It's an FPSO, (Floating Production Storage & Offloading) about 800ft long. The swells in the North Sea are such that it a ship that size does not move all that much, comparativley speaking! If you want more info just google FPSO Gryphon.
I never used to mind stooging up and down in bad weather, beat working for a living! Why were bunks usually thwartships- I could never sleep in my bunk in bad weather, ma wullie used to get sore from all that sliding up and down the bunk! I used to camp out on the daybed (fore & aft) and wedge myself in with chairs jammed behind the table. Frequently used to wake up and find the armchair had flipped upside down cos I forgot to tie it down. Ah happy days. I only ever had worries in bad weather if there was deck cargo - very easy to lose a container or two when turning round, the stooge legs used to quite long.

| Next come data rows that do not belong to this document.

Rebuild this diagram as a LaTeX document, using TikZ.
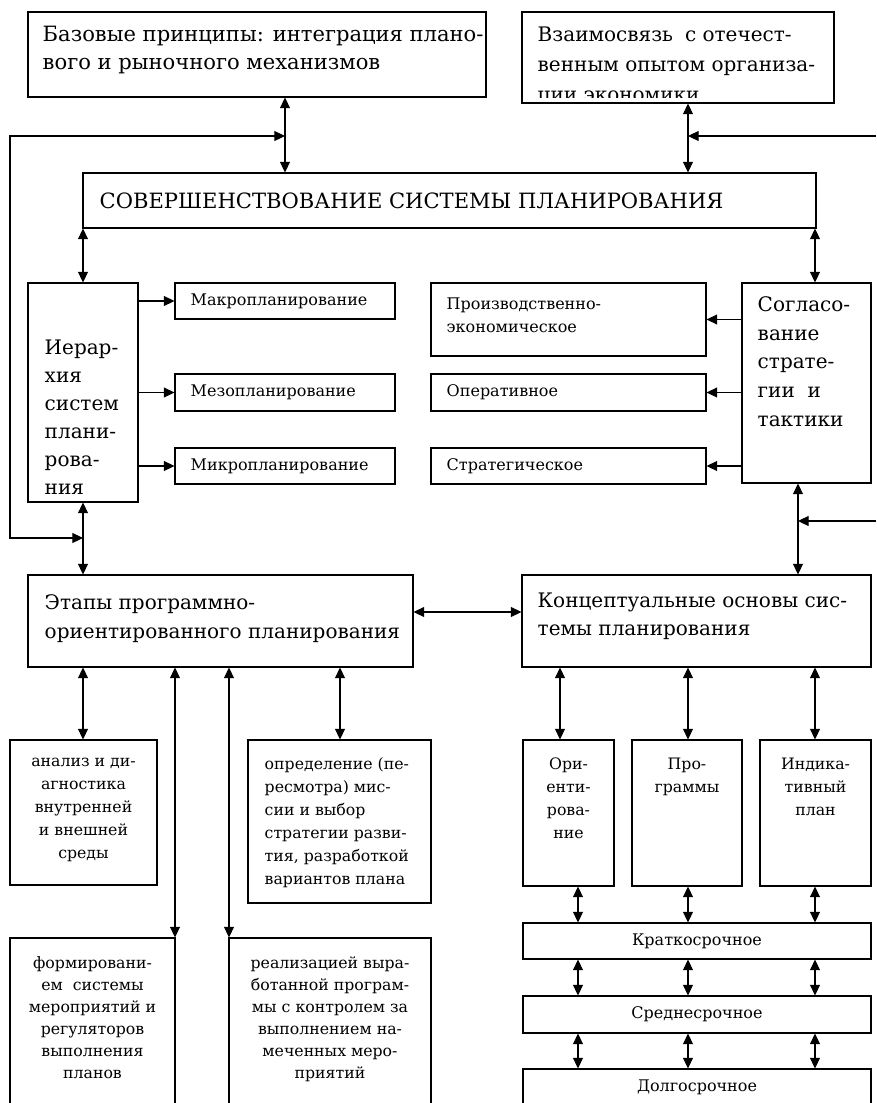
\documentclass[tikz,border=0pt]{standalone}
\usepackage{fontspec}
\setmainfont{DejaVu Serif}
\usetikzlibrary{arrows.meta, positioning, fit}
\tikzset{box/.style={draw, line width=.8pt, inner sep=0pt}}
\tikzset{big/.style={inner sep=0pt, align=left, font=\fontsize{15}{21.5}\selectfont}}
\tikzset{mid/.style={inner sep=0pt, align=left, font=\fontsize{12}{17.5}\selectfont}}
\tikzset{small/.style={inner sep=0pt, align=center, font=\fontsize{11.8}{17.25}\selectfont}}
\tikzset{dbl/.style={line width=.8pt, {Triangle[length=8pt,width=7.5pt]}-{Triangle[length=8pt,width=7.5pt]}}}
\tikzset{sgl/.style={line width=.8pt, -{Triangle[length=8pt,width=7.5pt]}}}

\begin{document}
\begin{tikzpicture}[x=.75pt, y=.75pt]
  \useasboundingbox (0,0) rectangle (876,-1103);
  \clip (0,0) rectangle (876,-1103);

  % Columns and rows of the connectors
  \coordinate (cA) at (285,0);
  \coordinate (cB) at (688,0);
  \coordinate (cC) at (83,0);
  \coordinate (cD) at (815,0);
  \coordinate (cE) at (798,0);
  \coordinate (cF) at (175,0);
  \coordinate (cG) at (229,0);
  \coordinate (cH) at (340,0);
  \coordinate (cI) at (560,0);
  \coordinate (cJ) at (688,0);
  \coordinate (cK) at (578,0);
  \coordinate (cL) at (10,0);
  \coordinate (cR) at (876,0);
  \coordinate (rA) at (0,-136);
  \coordinate (rB) at (0,-538);
  \coordinate (rC) at (0,-521);
  \coordinate (rD) at (0,-612);

  % Top
  \node[box, fit={(28,-12) (486,-97)}] (base) {};
  \node[big, font=\fontsize{15.8}{21}\selectfont, below right=14 and 15 of base.north west] (base-t)
    {Базовые принципы: интеграция плано-\\вого и рыночного механизмов};
  \node[box, fit={(522,-12) (834,-103)}] (link) {};
  \begin{scope}
    \clip (link.north west) rectangle ([yshift=4.5pt]link.south east);
    \node[big, font=\fontsize{15}{22.5}\selectfont, below right=15 and 16 of link.north west] (link-t)
      {Взаимосвязь\hspace{.6em}с отечест-\\венным опытом организа-\\ции экономики};
  \end{scope}
  \node[box, fit={(83,-173) (816,-228)}] (sov) {};
  \node[big, font=\fontsize{15.8}{21}\selectfont, right=17 of sov.west] (sov-t)
    {СОВЕРШЕНСТВОВАНИЕ СИСТЕМЫ ПЛАНИРОВАНИЯ};

  % Hierarchy
  \node[box, fit={(28,-283) (138,-502)}] (hier) {};
  \node[big, font=\fontsize{15}{21}\selectfont, below right=57 and 17 of hier.north west] (hier-t)
    {Иерар-\\хия\\систем\\плани-\\рова-\\ния};
  \node[box, fit={(175,-283) (395,-319)}] (macro) {};
  \node[mid, right=16 of macro.west] (macro-t) {Макропланирование};
  \node[box, fit={(175,-374) (395,-411)}] (meso) {};
  \node[mid, right=16 of meso.west] (meso-t) {Мезопланирование};
  \node[box, fit={(175,-448) (395,-484)}] (micro) {};
  \node[mid, right=16 of micro.west] (micro-t) {Микропланирование};

  % Strategy and tactics
  \node[box, fit={(742,-283) (871,-483)}] (agree) {};
  \node[big, below right=14 and 16 of agree.north west] (agree-t)
    {Согласо-\\вание\\страте-\\гии\ \ и\\тактики};
  \node[box, fit={(431,-283) (706,-356)}] (prod) {};
  \node[mid, below right=15 and 16 of prod.north west] (prod-t)
    {Производственно-\\экономическое};
  \node[box, fit={(431,-374) (706,-411)}] (oper) {};
  \node[mid, right=16 of oper.west] (oper-t) {Оперативное};
  \node[box, fit={(431,-448) (706,-484)}] (strat) {};
  \node[mid, right=16 of strat.west] (strat-t) {Стратегическое};

  % Middle row
  \node[box, fit={(28,-575) (413,-667)}] (stages) {};
  \node[big, below right=20 and 17 of stages.north west] (stages-t)
    {Этапы программно-\\ориентированного планирования};
  \node[box, fit={(522,-575) (871,-667)}] (concept) {};
  \node[big, below right=18 and 16 of concept.north west] (concept-t)
    {Концептуальные основы сис-\\темы планирования};

  % Stages
  \node[box, fit={(10,-740) (157,-885)}] (anal) {};
  \node[small, below=18 of anal.north] (anal-t)
    {анализ и ди-\\агностика\\внутренней\\и внешней\\среды};
  \node[box, fit={(248,-740) (431,-903)}] (defin) {};
  \node[small, align=left, below right=18 and 17 of defin.north west] (defin-t)
    {определение (пе-\\ресмотра) мис-\\сии и выбор\\стратегии разви-\\тия, разработкой\\вариантов плана};
  \node[box, fit={(10,-938) (175,-1110)}] (formir) {};
  \node[small, font=\fontsize{11.8}{16.5}\selectfont, below=19 of formir.north] (formir-t)
    {формировани-\\ем\ \ системы\\мероприятий и\\регуляторов\\выполнения\\планов};
  \node[box, fit={(229,-938) (431,-1110)}] (realiz) {};
  \node[small, font=\fontsize{11.8}{16.5}\selectfont, below=19 of realiz.north] (realiz-t)
    {реализацией выра-\\ботанной програм-\\мы с контролем за\\выполнением на-\\меченных меро-\\приятий};

  % Concepts
  \node[box, fit={(523,-740) (614,-886)}] (orient) {};
  \node[small, below=18 of orient.north] (orient-t) {Ори-\\енти-\\рова-\\ние};
  \node[box, fit={(632,-740) (742,-886)}] (progs) {};
  \node[small, below=18 of progs.north] (progs-t) {Про-\\граммы};
  \node[box, fit={(760,-740) (871,-886)}] (indic) {};
  \node[small, below=18 of indic.north] (indic-t) {Индика-\\тивный\\план};
  \node[box, fit={(523,-923) (871,-959)}] (short) {};
  \node[mid] at (short) (short-t) {Краткосрочное};
  \node[box, fit={(523,-996) (871,-1033)}] (midt) {};
  \node[mid] at (midt) (midt-t) {Среднесрочное};
  \node[box, fit={(523,-1069) (871,-1106)}] (long) {};
  \node[mid] at (long) (long-t) {Долгосрочное};

  % Connectors
  \draw[dbl] (base.south -| cA) -- (sov.north -| cA);
  \draw[dbl] (link.south -| cB) -- (sov.north -| cB);
  \draw[dbl] (rA -| cA) -- (rA -| cL) -- (rB -| cL) -- (rB -| cC);
  \draw[sgl] (rA -| cR) -- (rA -| cB);
  \draw[dbl] (sov.south -| cC) -- (hier.north -| cC);
  \draw[dbl] (sov.south -| cD) -- (agree.north -| cD);
  \foreach \n in {macro, meso, micro}
    \draw[sgl] (hier.east |- \n) -- (\n.west);
  \foreach \n in {prod, oper, strat}
    \draw[sgl] (agree.west |- \n) -- (\n.east);
  \draw[dbl] (hier.south -| cC) -- (stages.north -| cC);
  \draw[dbl] (agree.south -| cE) -- (concept.north -| cE);
  \draw[sgl] (rC -| cR) -- (rC -| cE);
  \draw[dbl] (stages.east |- rD) -- (concept.west |- rD);
  \draw[dbl] (stages.south -| cC) -- (anal.north -| cC);
  \draw[dbl] (stages.south -| cF) -- (formir.north -| cF);
  \draw[dbl] (stages.south -| cG) -- (realiz.north -| cG);
  \draw[dbl] (stages.south -| cH) -- (defin.north -| cH);
  \draw[dbl] (concept.south -| cI) -- (orient.north -| cI);
  \draw[dbl] (concept.south -| cJ) -- (progs.north -| cJ);
  \draw[dbl] (concept.south -| cD) -- (indic.north -| cD);
  \draw[dbl] (orient.south -| cK) -- (short.north -| cK);
  \draw[dbl] (progs.south -| cJ) -- (short.north -| cJ);
  \draw[dbl] (indic.south -| cD) -- (short.north -| cD);
  \foreach \c in {cK, cJ, cD} {
    \draw[dbl] (short.south -| \c) -- (midt.north -| \c);
    \draw[dbl] (midt.south -| \c) -- (long.north -| \c);
  }
\end{tikzpicture}
\end{document}
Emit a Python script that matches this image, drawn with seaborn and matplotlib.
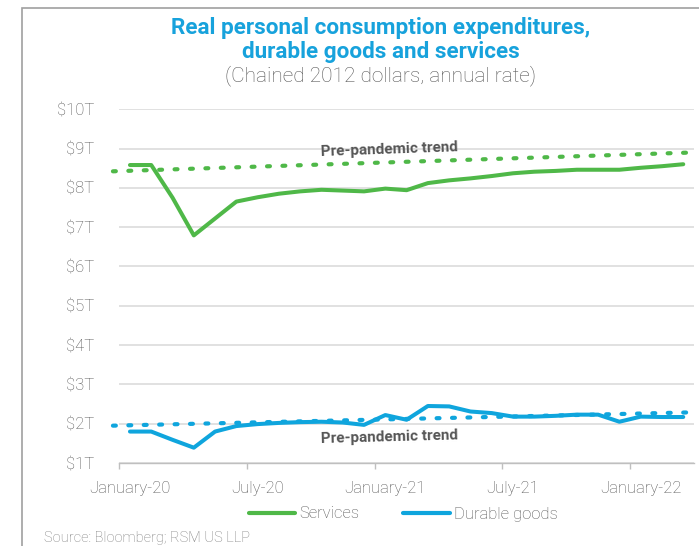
import matplotlib
matplotlib.use("Agg")
import matplotlib.pyplot as plt
import seaborn as sns
import pandas as pd
import numpy as np
from matplotlib.patches import Rectangle
from matplotlib.lines import Line2D

months = ["Jan-20", "Feb-20", "Mar-20", "Apr-20", "May-20", "Jun-20", "Jul-20", "Aug-20", "Sep-20",
          "Oct-20", "Nov-20", "Dec-20", "Jan-21", "Feb-21", "Mar-21", "Apr-21", "May-21", "Jun-21",
          "Jul-21", "Aug-21", "Sep-21", "Oct-21", "Nov-21", "Dec-21", "Jan-22", "Feb-22", "Mar-22"]
services = [8.58, 8.58, 7.75, 6.79, 7.22, 7.65, 7.76, 7.85, 7.91, 7.95, 7.93, 7.91, 7.98,
            7.94, 8.12, 8.19, 8.24, 8.30, 8.37, 8.41, 8.43, 8.46, 8.46, 8.46, 8.51, 8.55, 8.60]
durable = [1.80, 1.80, 1.59, 1.39, 1.80, 1.94, 1.99, 2.02, 2.04, 2.05, 2.03, 1.97, 2.22,
           2.10, 2.45, 2.44, 2.31, 2.27, 2.18, 2.18, 2.20, 2.23, 2.23, 2.05, 2.18, 2.17, 2.17]
trend_pos = [-0.8, 26.5]
trend_services = [8.42, 8.90]
trend_durable = [1.95, 2.29]
x_labels = ["January-20", "July-20", "January-21", "July-21", "January-22"]
y_ticks = [1, 2, 3, 4, 5, 6, 7, 8, 9, 10]

GREEN = "#4fb848"
BLUE = "#0fa5dd"
TITLE_BLUE = "#17a2dc"
GRAY_TXT = "#555555"

sns.set_theme(style="white")
plt.rcParams["font.family"] = ["Roboto", "DejaVu Sans"]

df = pd.DataFrame({"idx": np.arange(len(months)), "month": months,
                   "Services": services, "Durable goods": durable})
long = df.melt(id_vars=["idx", "month"], var_name="series", value_name="value")

fig = plt.figure(figsize=(6.99, 5.46), dpi=100)
ax = fig.add_axes([0.1707, 0.152, 0.822, 0.648])

sns.lineplot(data=long, x="idx", y="value", hue="series",
             palette={"Services": GREEN, "Durable goods": BLUE},
             linewidth=2.9, ax=ax, legend=False, zorder=3)

for tv, col in [(trend_services, GREEN), (trend_durable, BLUE)]:
    ax.plot(trend_pos, tv, color=col, linewidth=3.0, linestyle=(0, (0.7, 3.0)),
            dash_capstyle="round", clip_on=False, zorder=4)

ax.set_xlim(-0.5, len(months) - 0.5)
ax.set_ylim(1, 10)
ax.set_yticks(y_ticks)
ax.set_yticklabels([f"${v}T" for v in y_ticks], color=GRAY_TXT, fontsize=12, fontweight="light")
ax.yaxis.grid(True, color="#d9d9d9", linewidth=1.1)
ax.xaxis.grid(False)
ax.tick_params(axis="y", length=0, pad=18)

ax.set_xticks([0, 6, 12, 18, 24])
ax.set_xticklabels(x_labels, color=GRAY_TXT, fontsize=12, fontweight="light")
ax.set_xticks([-0.5, 5.5, 11.5, 17.5, 23.5], minor=True)
ax.tick_params(axis="x", which="major", length=0, pad=13)
ax.tick_params(axis="x", which="minor", length=4, width=1, color="#bfbfbf", direction="out", bottom=True)
ax.set_xlabel("")
ax.set_ylabel("")
for s in ["top", "right", "left"]:
    ax.spines[s].set_visible(False)
ax.spines["bottom"].set_color("#bfbfbf")
ax.spines["bottom"].set_linewidth(1)
ax.spines["bottom"].set_zorder(1)

ax.text(12.2, 8.97, "Pre-pandemic trend", color=GRAY_TXT, fontsize=11, fontweight="bold",
        ha="center", va="center", rotation=2)
ax.text(12.2, 1.66, "Pre-pandemic trend", color=GRAY_TXT, fontsize=11, fontweight="bold",
        ha="center", va="center", rotation=1.5)

fig.text(0.545, 1 - 28 / 546, "Real personal consumption expenditures,", color=TITLE_BLUE,
         fontsize=16.2, fontweight="bold", ha="center", va="center")
fig.text(0.545, 1 - 52 / 546, "durable goods and services", color=TITLE_BLUE,
         fontsize=16.2, fontweight="bold", ha="center", va="center")
fig.text(0.545, 1 - 76 / 546, "(Chained 2012 dollars, annual rate)", color=GRAY_TXT,
         fontsize=15, fontweight="light", ha="center", va="center")

handles = [Line2D([0], [0], color=GREEN, linewidth=3, solid_capstyle="round"),
           Line2D([0], [0], color=BLUE, linewidth=3, solid_capstyle="round")]
fig.legend(handles, ["Services", "Durable goods"], loc="center", bbox_to_anchor=(0.577, 1 - 514 / 546),
           ncol=2, frameon=False, prop={"weight": "light", "size": 12},
           handlelength=2.8, columnspacing=2.6, handletextpad=0.25, labelcolor=GRAY_TXT)

fig.text(44 / 699, 1 - 538 / 546, "Source: Bloomberg; RSM US LLP", color="#7f7f7f",
         fontsize=10.5, fontweight="light", ha="left", va="center")

frame = Rectangle((22 / 699, -0.1), 1.2, 1 - 8 / 546 + 0.1, transform=fig.transFigure,
                  fill=False, edgecolor="#a0a0a0", linewidth=1.2, clip_on=False)
fig.patches.append(frame)

fig.savefig("out.png", dpi=100)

Always made sure we were many miles upwind of the rig and just starting the downwind leg when I was going offwatch so as to get to sleep before the next run on the rollercoaster. I kinda wish I was still there but then I remember it blowing a hoolie and the rig calling up and saying " Come over here Skip, and we'll get that food container off you". Plonker! /forums/images/graemlins/grin.gif
I was on an FPSO in the North Sea back in the late 90s in a storm like that (Uisge Gorm). We took a battering. Oil production had to be shut down, the wave were at times sweeping the decks from both sides at once in the comfused seas at the height of the storm. Waves were getting up onto the container lay down area - washing them about like skittles in a pen. A heavy duty stairway was severely damaged up fwd. A lot of the kennedy grating popped and buckled on the central walkway as it flexed, and we lost 4 liferafts which were swepted away by waves - all inflated but I don,t think they would have been any good to anybody in them, because they didn't have time to settle on the water for the water pockets to fill, they were tossed about like rag dolls.
The funny thing about it was after the storm started to die down we called up our standby vessel and the supply vessel that we had in the field, to see how they got on with the storm. They said the had no problems. They just pointed their bows into the waves and 'dodged'.
I think our problem was we were moored to the sea bed and couldn't 'dodge'. We were at the mercy of the wind and waves as we rolled, heaved and yawed.
Good fun though.
I worked the Uisce Gorm once on a supply boat (Far Server), bloody thing kept changing heading! Glad to see that the smaller floating objects in the North Sea aren't the only ones effected by the bad weather /forums/images/graemlins/grin.gif
I might have been offloading you. I was one of the crane ops onboard the UG. That could sometimes be a bit of a hair raising experience trying to control the crane hook between two rolling vessels. Not so bad with container, the pipe baskets were the worst. I take my hat off to the lads who worked the supply boat decks. I use to cringe at some of the close calls they had.
I was on a vlcc off cape of good hope in 1978. 250,000 ton texaco sweden. The two seas coming together and causing waves to climb on top of each other. We were loaded so free board about 30'. the swimming pool on the third level of the acomodation block was filling and emptying with each roll. One lifeboat was destroyed with one wave (same level as pool) engine on deck, ends still attached to falls. lost all our life rafts, accommodation ladders, some pipe workand years off the captains life I bet (was on bridge for 3 days solid). We only had one boiler on line at the time due to breakdown, and were being pushed back. we were taking water into engineroom, and used the main circulating pump on the bilges. manage to turn around by running diesel alternator, thus freeing extra steam for main turbine.
I do not sail on the local pleasure boat out of our harbour.